The Irreplaceable Mister B, the (Sur)real Obsession of Being Irreplaceable
Mister B is a middle age, wealthy and successful Wall Street executive. He is obsessed by the desire of being irreplaceable. When he is offered a promotion he has time to think and he quits his job hoping to have more time. But his choice is not a success with those surrounding him. He is rejected by his son, wife, parents, lover, gardener and baseball team. In order to escape this painful realization, Mister B seeks the advice of a landscape architect, Frederick Law Olmsted, who died a century earlier. And after his failure, he embraces a drastic change.
In a few words we have recapped the story of The Irreplaceable Mister B, an original play written by Sicilian journalist and writer Paolo Tartamella. The play was selected to compete at the Thespis Theater Festival, produced by the Cabrini Theater of Washington Heights. The winner will be announced this coming September. The Thespis Theater Festival/Competition is organized to help bring never-before seen work of playwrights, directors and actors to the stage in a way that may lead to future performances.
I-Italy had a chance to ask Tartamella a few questions.
How was your passion for the theater born and what brought you to write a surreal story?
Before moving to New York I took a creative writing class taught by Italian author Alessandro Baricco in Torino. It was about 18 years ago. Those were six exciting months, I was on a leave of absence and I had the chance to write and read as never before. I was inspired to write for the theater by reading Dürrenmatt and Beckett. Actually us Sicilians are a bit uninterested in reality because we consider it totally ineluctable. We make fun of our fantasies and believe that each and every goal is basically unachievable. I have thought of characters able to enter and exit reality at will, characters who go beyond their historical time. I actually have already experimented with these themes in a previous piece based on the stories of Pugliese immigrants living in Stalin's Russia. Yet in Mister B I have finally put together unlikely characters in an unlikely reality.
What has inspired you to write the story of Mr. B?
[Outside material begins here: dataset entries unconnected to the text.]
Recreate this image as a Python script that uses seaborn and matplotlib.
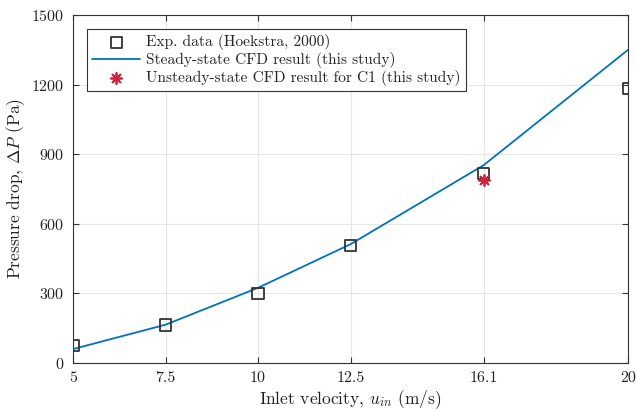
import matplotlib
matplotlib.use("Agg")
import matplotlib.pyplot as plt
import seaborn as sns
import pandas as pd

# Inlet velocities (m/s)
velocity = [5, 7.5, 10, 12.5, 16.1, 20]
# Measured pressure drop (Pa), Hoekstra 2000
exp_dp = [77, 164, 300, 506, 815, 1182]
# Steady-state CFD pressure drop (Pa)
cfd_dp = [60, 165, 324, 512, 853, 1350]
# Unsteady-state CFD for case C1
c1_velocity = [16.1]
c1_dp = [787]

xticks = [5, 7.5, 10, 12.5, 16.1, 20]
xtick_labels = ["5", "7.5", "10", "12.5", "16.1", "20"]
yticks = [0, 300, 600, 900, 1200, 1500]

sns.set_theme(style="whitegrid")
plt.rcParams.update({
    "font.family": "serif",
    "font.serif": ["cmr10", "DejaVu Serif"],
    "mathtext.fontset": "cm",
    "axes.formatter.use_mathtext": True,
    "axes.unicode_minus": False,
})

df_exp = pd.DataFrame({"u": velocity, "dp": exp_dp})
df_cfd = pd.DataFrame({"u": velocity, "dp": cfd_dp})
df_c1 = pd.DataFrame({"u": c1_velocity, "dp": c1_dp})

fig = plt.figure(figsize=(6.37, 4.11), dpi=100)
ax = fig.add_axes([0.1146, 0.1168, 0.8714, 0.8467])

sns.lineplot(data=df_cfd, x="u", y="dp", ax=ax, color="#0072BD", linewidth=1.3,
             label="Steady-state CFD result (this study)", zorder=3)
sns.scatterplot(data=df_exp, x="u", y="dp", ax=ax, marker="s", s=64,
                facecolor="none", edgecolor="#333333", linewidth=1.3,
                label="Exp. data (Hoekstra, 2000)", zorder=4)
sns.scatterplot(data=df_c1, x="u", y="dp", ax=ax, marker=(8, 2, 0), s=64,
                color="#D62040", edgecolor="#D62040", linewidth=1.3,
                label="Unsteady-state CFD result for C1 (this study)", zorder=5)

ax.set_xlim(5, 20)
ax.set_ylim(0, 1500)
ax.set_xticks(xticks)
ax.set_xticklabels(xtick_labels)
ax.set_yticks(yticks)
ax.tick_params(axis="both", direction="in", length=4, width=0.8, color="#333333",
               labelsize=11.5, labelcolor="#222222", pad=6, top=True, right=True,
               bottom=True, left=True)
ax.grid(True, color="#e6e6e6", linewidth=0.8)
for s in ax.spines.values():
    s.set_color("#333333")
    s.set_linewidth(0.8)
    s.set_visible(True)
ax.set_facecolor("white")

ax.set_xlabel(r"Inlet velocity, $u_{in}$ (m/s)", fontsize=12.5, color="#222222", labelpad=2)
ax.set_ylabel(r"Pressure drop, $\Delta P$ (Pa)", fontsize=12.5, color="#222222", labelpad=3)

handles, labels = ax.get_legend_handles_labels()
order = [labels.index("Exp. data (Hoekstra, 2000)"),
         labels.index("Steady-state CFD result (this study)"),
         labels.index("Unsteady-state CFD result for C1 (this study)")]
leg = ax.legend([handles[i] for i in order], [labels[i] for i in order],
                loc="upper left", bbox_to_anchor=(0.025, 0.96), fontsize=11.1,
                frameon=True, fancybox=False, framealpha=1, edgecolor="#333333",
                borderpad=0.35, labelspacing=0.12, handlelength=3.1, handletextpad=0.4,
                borderaxespad=0)
leg.get_frame().set_linewidth(0.8)

fig.savefig("out.png", dpi=100)
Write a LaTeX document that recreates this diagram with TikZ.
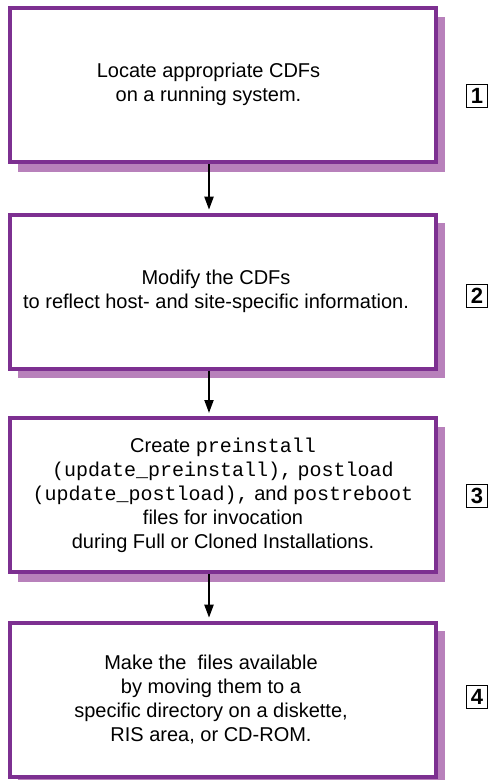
\documentclass[tikz,border=0pt]{standalone}
\usepackage{fontspec}
\setmainfont{Liberation Sans}
\newfontfamily\cour{Liberation Mono}
\usetikzlibrary{arrows.meta,calc,backgrounds}
\definecolor{boxpurple}{RGB}{125,48,145}
\definecolor{shadowpurple}{RGB}{184,129,187}
\tikzset{
  stepbox/.style={draw=boxpurple, line width=4pt, fill=white, rectangle,
    minimum width=426.2pt, minimum height=154pt, inner sep=0pt},
  steptext/.style={align=center, inner sep=0pt, font=\fontsize{20}{24}\selectfont},
  numlabel/.style={draw=black, line width=1.6pt, rectangle, minimum width=21pt,
    minimum height=23pt, inner sep=0pt, font=\fontsize{22}{24}\selectfont\bfseries},
  flowarrow/.style={line width=2pt, -{Triangle[length=13pt,width=9pt]}, shorten >=3pt},
  shadowfill/.style={fill=shadowpurple}
}
\newcommand{\mytt}[1]{{\cour #1}}
\begin{document}
\begin{tikzpicture}[x=1pt,y=-1pt]
\useasboundingbox (0,0) rectangle (489,780);
\clip (0,0) rectangle (489,780);
\node[stepbox] (b1) at (222.6,85) {};
\node[stepbox] (b2) at (222.6,291.7) {};
\node[stepbox] (b3) at (222.6,495) {};
\node[stepbox] (b4) at (222.6,699.7) {};
\begin{scope}[on background layer]
  \foreach \b in {b1,b2,b3,b4}{
    \fill[shadowfill] ($(\b.north west)+(10.5,10.5)$) rectangle ($(\b.south east)+(7.5,7.7)$);
  }
\end{scope}
\node[steptext] (t1) at (208.5,84) {Locate appropriate CDFs\\on a running system.};
\node[steptext] (t2) at (216,291) {Modify the CDFs\\to reflect host- and site-specific information.};
\node[steptext] (t3) at (223,495) {Create \mytt{preinstall}\\\mytt{(update\_preinstall),} \mytt{postload}\\\mytt{(update\_postload),} and \mytt{postreboot}\\files for invocation\\during Full or Cloned Installations.};
\node[steptext] (t4) at (211,700) {Make the~ files available\\by moving them to a\\specific directory on a diskette,\\RIS area, or CD-ROM.};
\coordinate (ax) at (209,0);
\draw[flowarrow] (b1.south -| ax) -- (b2.north -| ax);
\draw[flowarrow] (b2.south -| ax) -- (b3.north -| ax);
\draw[flowarrow] (b3.south -| ax) -- (b4.north -| ax);
\node[numlabel] (n1) at (477,96) {1};
\node[numlabel] (n2) at (477,296) {2};
\node[numlabel] (n3) at (477,496) {3};
\node[numlabel] (n4) at (477,697) {4};
\end{tikzpicture}
\end{document}
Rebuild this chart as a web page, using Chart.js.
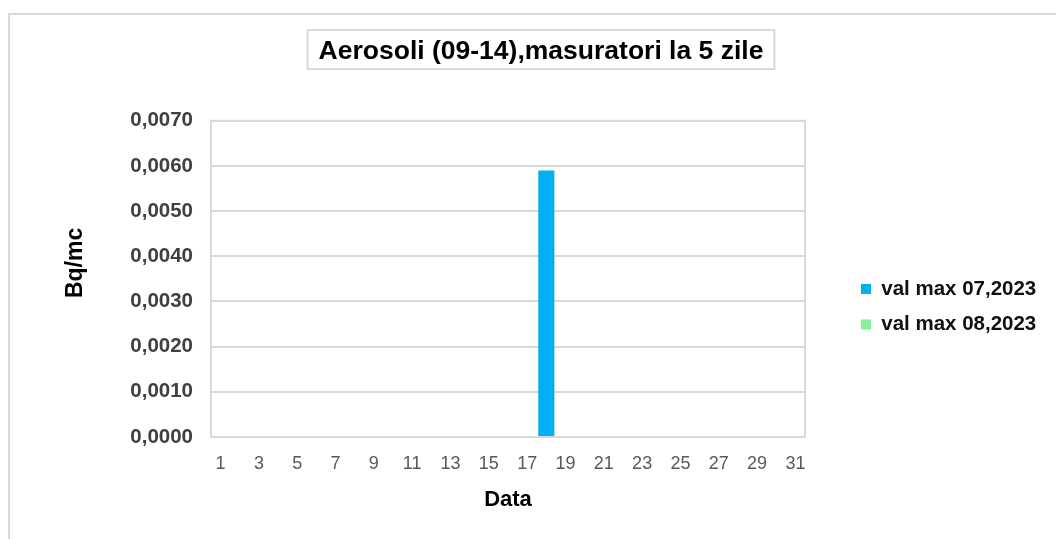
<!DOCTYPE html>
<html>
<head>
<meta charset="utf-8">
<script src="https://cdn.jsdelivr.net/npm/chart.js@4.4.0/dist/chart.umd.min.js"></script>
<style>
  html, body { margin: 0; padding: 0; background: #fff; }
  #wrap { position: relative; width: 1056px; height: 539px; }
</style>
</head>
<body>
<div id="wrap"><canvas id="myChart" width="1056" height="539"></canvas></div>
<script>
const days = [];
for (let d = 1; d <= 31; d++) days.push(String(d));

// val max 07,2023 - only day 18 has a visible value
const julyValues = [null, null, null, null, null, null, null, null, null, null,
                    null, null, null, null, null, null, null, 0.0059, null, null,
                    null, null, null, null, null, null, null, null, null, null, null];
// val max 08,2023 - nothing visible
const augValues = [null, null, null, null, null, null, null, null, null, null,
                   null, null, null, null, null, null, null, null, null, null,
                   null, null, null, null, null, null, null, null, null, null, null];

const yTicks = [0, 0.001, 0.002, 0.003, 0.004, 0.005, 0.006, 0.007];

const FONT = "'Liberation Sans', Arial, sans-serif";
const GRID = "#d9d9d9";

const frame = {
  id: "frame",
  beforeInit(chart) {
    // fixed legend column width
    const fit = chart.legend.fit;
    chart.legend.fit = function () {
      fit.call(this);
      this.width = 196;
    };
  },
  beforeDraw(chart) {
    const ctx = chart.ctx;
    ctx.save();
    ctx.strokeStyle = GRID;
    ctx.lineWidth = 2;
    ctx.strokeRect(9, 14, 1100, 600);
    ctx.restore();
  },
  afterDatasetsDraw(chart) {
    const a = chart.chartArea;
    const ctx = chart.ctx;
    ctx.save();
    ctx.strokeStyle = GRID;
    ctx.lineWidth = 2;
    ctx.strokeRect(a.left, a.top, a.right - a.left, a.bottom - a.top);
    // title box
    const t = chart.titleBlock;
    ctx.font = t.options.font.weight + " " + t.options.font.size + "px " + FONT;
    const w = ctx.measureText(t.options.text).width + 22;
    const cx = (t.left + t.right) / 2;
    ctx.strokeRect(cx - w / 2, 30, w, 39);
    ctx.restore();
  }
};

new Chart("myChart", {
  type: "bar",
  data: {
    labels: days,
    datasets: [{
      label: "val max 07,2023",
      data: julyValues,
      backgroundColor: "#00b0f0",
      categoryPercentage: 1,
      barPercentage: 0.84
    }, {
      label: "val max 08,2023",
      data: augValues,
      backgroundColor: "#86ef9a",
      categoryPercentage: 1,
      barPercentage: 0.84
    }]
  },
  plugins: [frame],
  options: {
    responsive: false,
    animation: false,
    skipNull: true,
    layout: { padding: { left: 40, right: 14, top: 26, bottom: 20 } },
    plugins: {
      title: {
        display: true,
        text: "Aerosoli (09-14),masuratori la 5 zile",
        color: "#000",
        font: { family: FONT, size: 26.5, weight: "bold" },
        padding: { top: 10, bottom: 53 }
      },
      legend: {
        position: "right",
        title: { display: true, text: " ", font: { size: 12 }, padding: { top: 0, bottom: 54 } },
        labels: {
          boxWidth: 10,
          boxHeight: 10,
          padding: 15,
          color: "#111",
          font: { family: FONT, size: 20.5, weight: "bold" }
        }
      },
      tooltip: { enabled: false }
    },
    scales: {
      x: {
        grid: { display: false, drawTicks: false },
        border: { display: false },
        ticks: {
          autoSkip: false,
          maxRotation: 0,
          padding: 16,
          color: "#595959",
          font: { family: FONT, size: 18 },
          callback: (v, i) => (i % 2 === 0 ? days[i] : "")
        },
        title: {
          display: true,
          text: "Data",
          color: "#000",
          font: { family: FONT, size: 22, weight: "bold" },
          padding: { top: 6, bottom: 6 }
        },
        afterFit: s => { s.height = 82; }
      },
      y: {
        min: 0,
        max: 0.007,
        afterBuildTicks: s => { s.ticks = yTicks.map(v => ({ value: v })); },
        grid: { color: GRID, lineWidth: 2, drawTicks: false },
        border: { display: false },
        ticks: {
          padding: 18,
          color: "#404040",
          font: { family: FONT, size: 20.5, weight: "bold" },
          callback: v => v.toFixed(4).replace(".", ",")
        },
        title: {
          display: true,
          text: "     Bq/mc",
          color: "#000",
          font: { family: FONT, size: 23, weight: "bold" },
          padding: { top: 22, bottom: 0 }
        },
        afterFit: s => { s.width = 171; }
      },
      y2: {
        position: "right",
        display: true,
        grid: { display: false, drawTicks: false },
        border: { display: false },
        ticks: { display: false },
        afterFit: s => { s.width = 41; }
      }
    }
  }
});
</script>
</body>
</html>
As newborns, my kids, while trying to stay afloat in a swimming pool, would hold on to me afraid of going underwater. I felt a gratifying paternal power. Then they learned how to swim and it proved to me that I would be soon substituted. I thought of a story of a man who would not accept this sort of thing, a man who would dedicate his life to being irreplaceable. That was the starting point, then Mister B evolved: he incorporates my discomfort towards the typical New York attitude to make tons of money, to feel complete only when making a fortune. I don't make much money and I am not interested in my financial productivity, but this does not bother me. Mister B was, in a way, my chance at revenge; we actually spent a few bucks to put it up, we just bought the lamps we use on stage. Let me just add that the recession and the attacks of September 11 helped New York leave behind a materialistic view of life.
Many of the characters of the play are male but the cast is all women, how is that?
I had a hard time finding a director who would work with zero budget. Then I met Clare Hammoore, a young assistant at NYU, just a month before opening night. He suggested an all women cast to stress the surrealism of the text. Indeed five of the eight characters in the play are male, including the main character. Clare has always worked with actresses so it was also a practical choice. The show has strengths and weaknesses and that of choosing actresses to play male characters is definitely one of its strengths.
Tell us about the character of Frederick Law Olmsted?
I read Frederick Law Olmsted's biography when I lived in the Prospect Park area, that's the park Olmstead designed right after Central Park. I was so taken by the serenity that park oozes with. I cannot find that in Central Park, even though it's ten years I live just a block away from it. Olmstead believed a park helps achieve social equality and that if someone poor was looking for serenity of spirit he would find it in a public park. He spent his life without ever compromising; for example, he left the Central Park project when they tried to impose on him the construction of some buildings that, according to him, would have altered the bucolic vision of the park. It was a concept he had to deal with, years later, when working on Prospect Park. He was a journalist and the manager of a gold mine. He did not work for money, he was an illuminato. I chose him because he is the right man to suggest Mister B the right way to become really irreplaceable.
Production details: Paolo Tartamella (writer); Clare Hammor (director), Christine Nyland (Gardener), Emily Kugel (Mister B), Jamie Law (Baseball Manager), Lauren Durdach (Wife), Karah Gravatt (Mistress), Joyana Feller (Frederick), Rachel Smith-Weinstein (Son), Ashley Lauren Hamilton (Mother).